§ **Job**
Would you return the run of lines that starts at the one with "Recreate this image" and ends at the one with "c_err_10000 = [0.30, 0.15, 1.02, 0.15]", ends included, exactly as written and without the images?

§ **Task material**
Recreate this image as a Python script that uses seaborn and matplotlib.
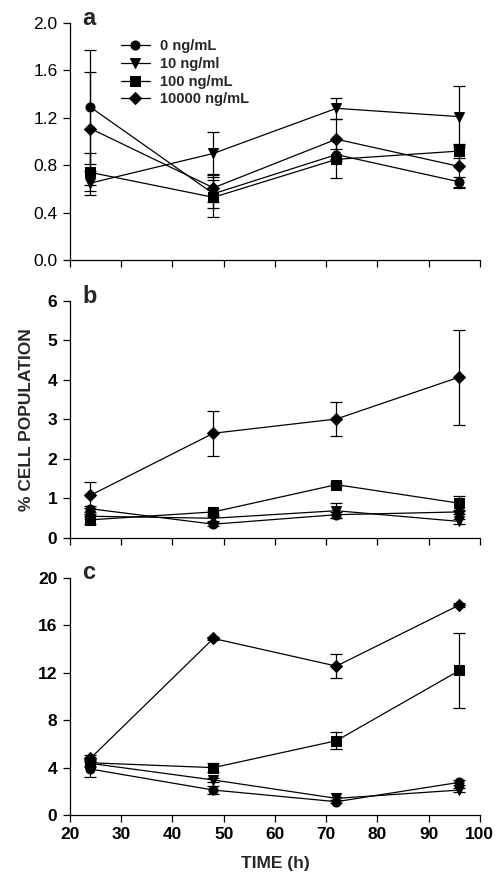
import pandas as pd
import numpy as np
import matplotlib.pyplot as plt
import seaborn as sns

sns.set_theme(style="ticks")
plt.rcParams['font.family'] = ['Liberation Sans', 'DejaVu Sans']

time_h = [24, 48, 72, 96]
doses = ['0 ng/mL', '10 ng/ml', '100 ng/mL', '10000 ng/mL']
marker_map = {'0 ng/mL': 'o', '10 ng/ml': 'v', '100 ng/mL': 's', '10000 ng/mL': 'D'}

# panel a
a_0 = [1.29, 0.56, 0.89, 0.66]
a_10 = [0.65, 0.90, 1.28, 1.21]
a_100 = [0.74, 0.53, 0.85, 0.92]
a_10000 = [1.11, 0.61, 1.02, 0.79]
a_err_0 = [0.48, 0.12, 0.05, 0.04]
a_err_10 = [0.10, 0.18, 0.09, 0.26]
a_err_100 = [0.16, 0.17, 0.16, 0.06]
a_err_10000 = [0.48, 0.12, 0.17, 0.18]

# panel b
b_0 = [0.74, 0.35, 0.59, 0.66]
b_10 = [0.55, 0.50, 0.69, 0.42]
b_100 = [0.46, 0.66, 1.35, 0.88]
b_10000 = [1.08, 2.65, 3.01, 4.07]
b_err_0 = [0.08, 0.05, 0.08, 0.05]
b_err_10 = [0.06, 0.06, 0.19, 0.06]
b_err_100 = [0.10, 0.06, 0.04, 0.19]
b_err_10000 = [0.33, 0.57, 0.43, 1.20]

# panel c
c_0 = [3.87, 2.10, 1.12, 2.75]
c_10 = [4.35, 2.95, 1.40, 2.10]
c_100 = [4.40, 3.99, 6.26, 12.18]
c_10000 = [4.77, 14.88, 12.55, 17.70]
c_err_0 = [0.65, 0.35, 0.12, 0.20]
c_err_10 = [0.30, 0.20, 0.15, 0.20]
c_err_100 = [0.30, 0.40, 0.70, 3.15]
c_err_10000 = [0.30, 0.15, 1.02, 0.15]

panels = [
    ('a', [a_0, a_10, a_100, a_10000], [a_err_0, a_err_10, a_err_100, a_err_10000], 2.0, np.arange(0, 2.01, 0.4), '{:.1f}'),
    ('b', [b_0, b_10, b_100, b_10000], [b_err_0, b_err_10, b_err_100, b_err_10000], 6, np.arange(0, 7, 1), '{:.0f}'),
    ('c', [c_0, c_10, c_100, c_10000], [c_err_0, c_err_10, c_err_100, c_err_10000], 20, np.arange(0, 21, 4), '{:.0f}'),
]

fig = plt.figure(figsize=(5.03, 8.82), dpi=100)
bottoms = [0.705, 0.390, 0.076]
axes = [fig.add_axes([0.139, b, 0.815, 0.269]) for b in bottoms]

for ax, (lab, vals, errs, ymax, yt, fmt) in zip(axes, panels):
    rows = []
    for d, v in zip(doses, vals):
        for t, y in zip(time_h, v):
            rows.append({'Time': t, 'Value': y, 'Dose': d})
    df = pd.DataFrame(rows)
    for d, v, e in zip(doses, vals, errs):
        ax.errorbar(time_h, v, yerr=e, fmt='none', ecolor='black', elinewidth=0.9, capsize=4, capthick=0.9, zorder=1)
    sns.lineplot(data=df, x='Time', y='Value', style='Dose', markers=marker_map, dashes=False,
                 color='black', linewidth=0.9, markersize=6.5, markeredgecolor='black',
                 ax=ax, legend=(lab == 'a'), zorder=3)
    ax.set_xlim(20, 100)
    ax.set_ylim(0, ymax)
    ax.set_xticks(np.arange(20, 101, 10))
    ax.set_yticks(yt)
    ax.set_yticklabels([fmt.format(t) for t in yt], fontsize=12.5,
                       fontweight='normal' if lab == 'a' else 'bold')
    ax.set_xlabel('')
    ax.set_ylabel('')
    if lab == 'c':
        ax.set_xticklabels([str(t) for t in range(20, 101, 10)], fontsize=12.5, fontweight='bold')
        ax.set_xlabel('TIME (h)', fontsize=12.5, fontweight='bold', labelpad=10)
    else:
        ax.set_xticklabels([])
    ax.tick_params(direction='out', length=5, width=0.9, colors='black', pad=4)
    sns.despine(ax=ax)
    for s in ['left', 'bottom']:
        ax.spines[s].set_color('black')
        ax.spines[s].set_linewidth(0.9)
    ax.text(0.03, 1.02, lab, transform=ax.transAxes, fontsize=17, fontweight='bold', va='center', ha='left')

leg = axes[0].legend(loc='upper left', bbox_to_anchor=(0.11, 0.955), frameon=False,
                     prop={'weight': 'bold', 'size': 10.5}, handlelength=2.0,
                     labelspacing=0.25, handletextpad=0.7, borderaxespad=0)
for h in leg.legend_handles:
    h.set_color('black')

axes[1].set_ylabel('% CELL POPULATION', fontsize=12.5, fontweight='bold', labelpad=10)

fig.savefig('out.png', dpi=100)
---
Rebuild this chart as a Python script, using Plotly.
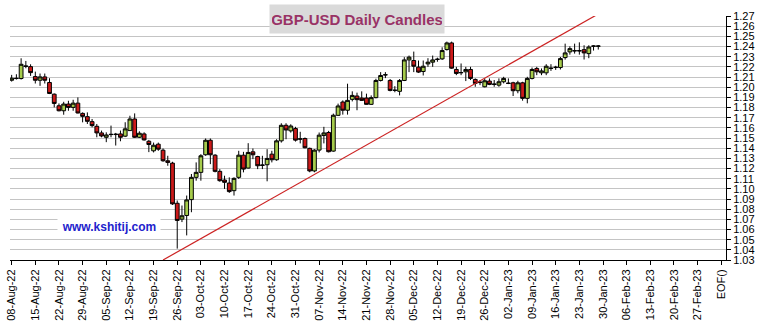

§ **Answer to the task**
Recreate this image as a Python script that uses seaborn and matplotlib.
import pandas as pd
import numpy as np
import matplotlib.pyplot as plt
import seaborn as sns

sns.set_theme(style="ticks")
plt.rcParams['font.family'] = ['Liberation Sans', 'DejaVu Sans']

time_h = [24, 48, 72, 96]
doses = ['0 ng/mL', '10 ng/ml', '100 ng/mL', '10000 ng/mL']
marker_map = {'0 ng/mL': 'o', '10 ng/ml': 'v', '100 ng/mL': 's', '10000 ng/mL': 'D'}

# panel a
a_0 = [1.29, 0.56, 0.89, 0.66]
a_10 = [0.65, 0.90, 1.28, 1.21]
a_100 = [0.74, 0.53, 0.85, 0.92]
a_10000 = [1.11, 0.61, 1.02, 0.79]
a_err_0 = [0.48, 0.12, 0.05, 0.04]
a_err_10 = [0.10, 0.18, 0.09, 0.26]
a_err_100 = [0.16, 0.17, 0.16, 0.06]
a_err_10000 = [0.48, 0.12, 0.17, 0.18]

# panel b
b_0 = [0.74, 0.35, 0.59, 0.66]
b_10 = [0.55, 0.50, 0.69, 0.42]
b_100 = [0.46, 0.66, 1.35, 0.88]
b_10000 = [1.08, 2.65, 3.01, 4.07]
b_err_0 = [0.08, 0.05, 0.08, 0.05]
b_err_10 = [0.06, 0.06, 0.19, 0.06]
b_err_100 = [0.10, 0.06, 0.04, 0.19]
b_err_10000 = [0.33, 0.57, 0.43, 1.20]

# panel c
c_0 = [3.87, 2.10, 1.12, 2.75]
c_10 = [4.35, 2.95, 1.40, 2.10]
c_100 = [4.40, 3.99, 6.26, 12.18]
c_10000 = [4.77, 14.88, 12.55, 17.70]
c_err_0 = [0.65, 0.35, 0.12, 0.20]
c_err_10 = [0.30, 0.20, 0.15, 0.20]
c_err_100 = [0.30, 0.40, 0.70, 3.15]
c_err_10000 = [0.30, 0.15, 1.02, 0.15]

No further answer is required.